Even the scale of expense on which people live, and to which scholars and professional men conform, proves the tension of their muscle, when vast numbers are found who can each lift this enormous load. I might even add, their daily feasts argue a savage vigor of body.
No nation was ever so rich in able men: "Gentlemen," as Charles I. said of Strafford, "whose abilities might make a prince rather afraid than ashamed in the greatest affairs of state": men of such temper, that, like Baron Vere, "had one seen him returning from a victory, he would by his silence have suspected that he had lost the day; and, had he beheld him in a retreat, he would have collected him a conqueror by the cheerfulness of his spirit."[10]
The following passage from the Heimskringla might almost stand as a portrait of the modern Englishman: "Haldor was very stout and strong, and remarkably handsome in appearances. King Harold gave him this testimony, that he, among all his men, cared least about doubtful circumstances, whether they betokened danger or pleasure; for, whatever turned up, he was never in higher nor in lower spirits, never slept less nor more on account of them, nor ate nor drank but according to his custom. Haldor was not a man of many words, but short in conversation, told his opinion bluntly, and was obstinate and hard; and this could not please the king, who had many clever people about him, zealous in his service. Haldor remained a short time with the king, and then came to Iceland, where he took up his abode in Hiardaholt, and dwelt in that farm to a very advanced age."[#]
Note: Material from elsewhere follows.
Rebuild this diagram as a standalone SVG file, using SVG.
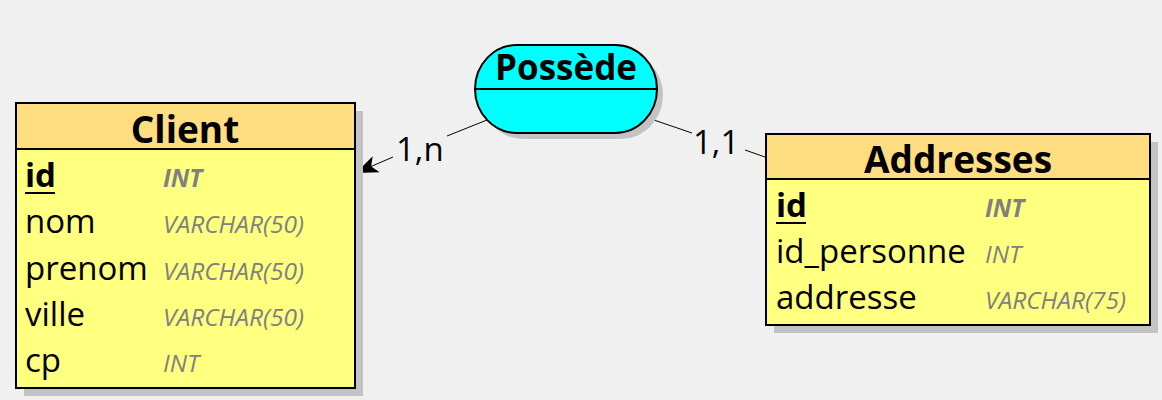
<svg xmlns="http://www.w3.org/2000/svg" width="1162" height="400" viewBox="0 0 1162 400">
<defs>
<style>
.bg{fill:#f0f0f0}
.shadow{fill:#c3c3c3}
.head{fill:#ffdd80;stroke:#000;stroke-width:2}
.body{fill:#ffff80;stroke:#000;stroke-width:2}
.title{font-family:"Open Sans","Noto Sans",sans-serif;font-weight:bold;font-size:37px;fill:#000;text-anchor:middle}
.attr{font-family:"Open Sans","Noto Sans",sans-serif;font-size:33px;fill:#000}
.key{font-weight:bold}
.type{font-family:"Open Sans","Noto Sans",sans-serif;font-size:24.5px;font-style:italic;fill:#808080}
.tkey{font-weight:bold}
.card{font-family:"Open Sans","Noto Sans",sans-serif;font-size:33px;fill:#000}
.link{stroke:#000;stroke-width:1;fill:none}
</style>
<marker id="arr" viewBox="0 0 10 10" refX="10" refY="5" markerWidth="22" markerHeight="22" markerUnits="userSpaceOnUse" orient="auto">
<path d="M0,1 L10,5 L0,9 L2.5,5 z" fill="#000"/>
</marker>
</defs>
<rect class="bg" x="0" y="0" width="1162" height="400"/>

<g id="connectors">
<line class="link" x1="487" y1="120" x2="447" y2="136"/>
<line class="link" x1="393" y1="157" x2="356" y2="173" marker-end="url(#arr)"/>
<text class="card" x="396" y="161">1,n</text>
<line class="link" x1="648" y1="118" x2="692" y2="133"/>
<line class="link" x1="745" y1="150" x2="765" y2="157"/>
<text class="card" x="693" y="154">1,1</text>
</g>

<g id="possede">
<rect class="shadow" x="481" y="51" width="182" height="88" rx="42" ry="44"/>
<rect x="475" y="45" width="182" height="88" rx="42" ry="44" fill="#00ffff" stroke="#000" stroke-width="2"/>
<line x1="475" y1="89" x2="657" y2="89" stroke="#000" stroke-width="2"/>
<text class="title" x="566" y="80" style="font-size:35px">Possède</text>
</g>

<g id="client">
<rect class="shadow" x="24" y="111" width="339" height="285"/>
<rect class="body" x="16" y="103" width="339" height="285"/>
<rect class="head" x="16" y="103" width="339" height="46"/>
<text class="title" x="185" y="143">Client</text>
<text class="attr key" x="25" y="187">id</text>
<line x1="25" y1="193" x2="55" y2="193" stroke="#000" stroke-width="2"/>
<text class="type tkey" x="163" y="187">INT</text>
<text class="attr" x="25" y="233">nom</text>
<text class="type" x="163" y="233">VARCHAR(50)</text>
<text class="attr" x="25" y="280">prenom</text>
<text class="type" x="163" y="280">VARCHAR(50)</text>
<text class="attr" x="25" y="326">ville</text>
<text class="type" x="163" y="326">VARCHAR(50)</text>
<text class="attr" x="25" y="372">cp</text>
<text class="type" x="163" y="372">INT</text>
</g>

<g id="addresses">
<rect class="shadow" x="774" y="142" width="384" height="191"/>
<rect class="body" x="766" y="134" width="384" height="191"/>
<rect class="head" x="766" y="134" width="384" height="45"/>
<text class="title" x="958" y="173">Addresses</text>
<text class="attr key" x="776" y="217">id</text>
<line x1="776" y1="223" x2="806" y2="223" stroke="#000" stroke-width="2"/>
<text class="type tkey" x="985" y="217">INT</text>
<text class="attr" x="776" y="263">id_personne</text>
<text class="type" x="985" y="263">INT</text>
<text class="attr" x="776" y="309">addresse</text>
<text class="type" x="985" y="309">VARCHAR(75)</text>
</g>
</svg>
[#] Heimskringla, Laing's translation, Vol. III. p. 37.
The national temper, in the civil history, is not flashy or whiffling. The slow, deep, English mass smoulders with fire, which at last sets all its borders in flame. The wrath of London is not French wrath, but has a long memory, and, in its hottest heat, a register and rule.
Half their strength they put not forth. They are capable of a sublime resolution, and if hereafter the war of races, often predicted, and making itself a war of opinions also (a question of despotism and liberty coming from Eastern Europe), should menace the English civilization, these sea-kings may take once again to their floating castles, and find a new home and a second millennium of power in their colonies.
The stability of England is the security of the modern world. If the English race were as mutable as the French, what reliance? But the English stand for liberty. The conservative, money-loving, lord-loving English are yet liberty-loving; and so freedom is safe: for they have more personal force than other people. The nation always resist the immoral action of their government. They think humanely on the affairs of France, of Turkey, of Poland, of Hungary, of Schleswig Holstein, though overborne by the statecraft of the rulers at last.